I have the urge to cook. School has started. Geese are making Vs. The air is turning breath white. Venti vanilla nonfat no whip mocha every morning for a week straight. At night in our bed, instead of being two island nations in a sea of white cotton, with clearly defined international waters, there is continental drift and instead of whining that I’m haaaaaaaahtgitaway, I’m grateful for the blast furnace of body heat. This morning, on my drive to work, I saw a low cloud settling in a valley, looking very much like the steam over a pot of simmering soup. I’m wearing my standard issue grey cashmere cardigan over jeans and also socks with my loafers and it feels just right. Fall is definitely here.
I had a few conundrums with school, first taking the same Dr. O’Henry Award that I did the last two semesters, but his class got cancelled due to low enrollment. Then I switched to a Women Writers class, which I learned on the first day of school was actually a Native American Women Writers class. Since I actually know two highly-acclaimed Native American women writers and have studied their work and the work of others extensively as an undergrad (in fact, I think that if I concentrated hard enough, I could glurt out an exact replica of Leslie Marmon Silko’s Ceremony) I looked at the book list and just wasn’t excited about going down that road again when I had so many missing pieces of my educational experience. So, I ended up in another fiction workshop. Which means I have to write some fiction. Stupid details. Yeah, I have no idea what I’m going to write, but since something’s due next week, I guess I’d better come up with something fast. During, you know, the five minutes of spare time I have.
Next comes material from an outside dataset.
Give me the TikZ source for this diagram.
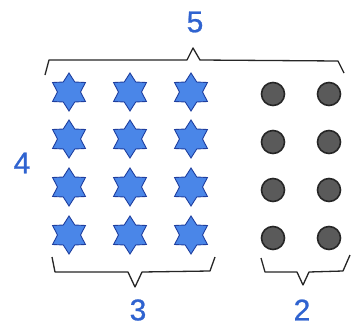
\documentclass[tikz,border=0pt]{standalone}
\usepackage{fontspec}
\setmainfont{Liberation Sans}
\newfontfamily\numfont[FakeBold=0.8]{Liberation Sans}
\usetikzlibrary{shapes.geometric}
\definecolor{numblue}{HTML}{2F63D0}
\definecolor{starfill}{HTML}{4A86E8}
\definecolor{starline}{HTML}{1F3F9F}
\definecolor{dotfill}{HTML}{5A5A5A}
\tikzset{
  hexstar/.style={star, star points=6, star point ratio=1.65, minimum size=38pt, inner sep=0pt,
    fill=starfill, draw=starline, line width=0.9pt, shape border rotate=0},
  dotmark/.style={circle, minimum size=23pt, inner sep=0pt, fill=dotfill, draw=black!85, line width=1.6pt},
  bracket/.style={draw=black!85, line width=1.3pt, line join=round},
  num/.style={text=numblue, font=\numfont\fontsize{30}{30}\selectfont, inner sep=0pt}
}
\begin{document}
\begin{tikzpicture}[x=1pt, y=-1pt]
\useasboundingbox (0,0) rectangle (351,332);
\fill[white] (0,0) rectangle (351,332);
% stars
\foreach \c/\x in {1/69,2/130,3/191}{
  \foreach \r/\y in {1/92,2/139,3/187,4/235}{
    \node[hexstar] (s\c\r) at (\x,\y) {};
  }
}
% dots
\foreach \c/\x in {1/273,2/329}{
  \foreach \r/\y in {1/94,2/142,3/190,4/238}{
    \node[dotmark] (d\c\r) at (\x,\y) {};
  }
}
% top brace
\coordinate (tl) at (45,75);
\coordinate (tr) at (344,73);
\draw[bracket] (tl) -- (49,60) -- (187,60) -- (193,48) -- (200,60) -- (338,61) -- (tr);
\node[num] (n5) at (195,22) {5};
% left label
\node[num] (n4) at (22,163) {4};
% bottom left brace
\coordinate (bl1) at (52,257);
\coordinate (bl2) at (215,257);
\draw[bracket] (bl1) -- (55,272) -- (128,272) -- (135,287) -- (142,272) -- (210,271) -- (bl2);
\node[num] (n3) at (138,310) {3};
% bottom right brace
\coordinate (br1) at (261,258);
\coordinate (br2) at (350,255);
\draw[bracket] (br1) -- (265,272) -- (297,272) -- (303,285) -- (309,272) -- (343,271) -- (br2);
\node[num] (n2) at (302,310) {2};
\end{tikzpicture}
\end{document}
However, my class is very cool, and there are four people from previous classes, including three guys who are following me from class to class. Or perhaps I am following them. I was talking with another student and he asked me if I was a poet (which is sort of the graduate student version of ‘what’s your sign’ I guess) and I replied ‘I’m a shitty poet. I’d rather write mediocre prose than write shitty poetry.’ To which one of the other guys said, ‘Excuse me? Bullshit. Mediocre prose. Ha! Listen to her talk.’ Which is sort of cool, because creative writing programs tend to be like packs of wild dogs (or, actually, online diarists). Everyone is aware of the hierarchy and where he or she falls. They are sometimes loathe to compliment their peers and risk the possibility that their words will be believed by someone else, therefore demoting themselves down the rung. Which is petty and stupid, but also sort of true. Writers are all incredibly egotistical and also have inferiority complexes, which is the only way I suspect that you can exist as a writer. You must think you are good enough to believe people want to read what you’ve written and at the same time, you must think you write like shit because otherwise why try to get any better? Which probably explains why the suicides, substance abuse and addictive personality issues abound among writers and artists.
Anyway, class is cool. And I don’t have to read Ceremony again, so go me.
Also, I am swamped with freelance stuff again. I’m sort of getting used to being swamped, a boiling frog mental condition, I think. It will be better when it gets colder. That is what I’m telling myself right now. But, I’m very much looking forward to Journalcon in three weeks, so that is my beacon. Or my bacon. Mmm.
I was ranting to Esteban about how much my Monday had sucked and how I just didn’t have the mental capacity for very much this week as my brain was spread very thin, like a sparse coating of cheese on a Ritz (Mmm), and during which time, I mentioned that one of my triggers is when someone is glory hounding or, in this case, sympathy hounding and how I worry about inadvertently doing that myself, considering that I was raised by someone with a narcissistic personality who would Woe Is Me about any little thing. I have very little patience for that. And Esteban assured me that I don’t, that if anything, I tip the other way and don’t look for sympathy when perhaps it would be good to receive some. But then, it could be said that the reaction is also due to the fact that if I badly sprained my ankle as a child, my mother turned it into a story about poor her, now she would be stuck at home with a broken kid and also a hospital bill and then her friends would pat her on the shoulder and say there there. So, I don’t know. Maybe I’m biased because I solve my mental anguish with bacon rather than looking for a tilted concerned head and a pat on the shoulder. Maybe that’s why my mother is svelte and I am not. Maybe I should stick with disseminating writing programs rather than this armchair psychology.
In other news, Mopie, Ian, Esteban and I went to many rummage sales this weekend and I became imbued with hard core negotiation skills, talking people down on prices left and right. At one point, I held out someone’s paint-by-numbers pirate ship and said “Six dollars? Come on. It doesn’t even have a frame. A buck.” And people just caved because they didn’t want to argue. Now I want to wheel and deal with everything. Later, I offered someone two dollars for their Victorian house with leaded glass windows and covered porch. They didn’t say no, but explained that they didn’t have any change. Then I offered them a quarter for their dog. The woman pretended not to hear me, because she knew that she was helpless to resist! Once I learn to harness my powers, I will clearly be unstoppable.